In general I configured the following:

  1. Initialize an array to store the changes
  2. Iterate through the affected items (resources)
  3. For each affected item, query the Azure Function using the "resourceId"
  4. For each change returned, store the results in the array previously initialized
  5. Get the data from the array and parse them in the next step that sends the notifcation.

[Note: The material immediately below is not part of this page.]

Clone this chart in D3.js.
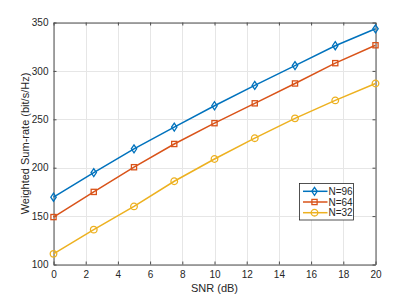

This results in an E-Mail with one or multiple changes

This results in the following E-Mail:

Could use some formatting but like I said, E-Mail probably isn't the type of notification you need. However, you can just as well send the same content to your Incident Management system.

Wrap-Up

The Change History functionality for Azure Resource Graph is still in preview and still needs some work as it doesn't detect all the changes yet (but hey, that's what previews are for). It does provide a great functionality and lets you track changes across environments, something that up until now you would need custom solutions for. For both tracking changes and a feature that supports your incident management process it has great potential. Especially if you're in the business of performing governance at scale across environments, this will help you and prevent you from having to query each tenant/customer individually.

As we're talking about REST Endpoints here, you can pretty much incorporate the Resource Graph and Change History into any solution.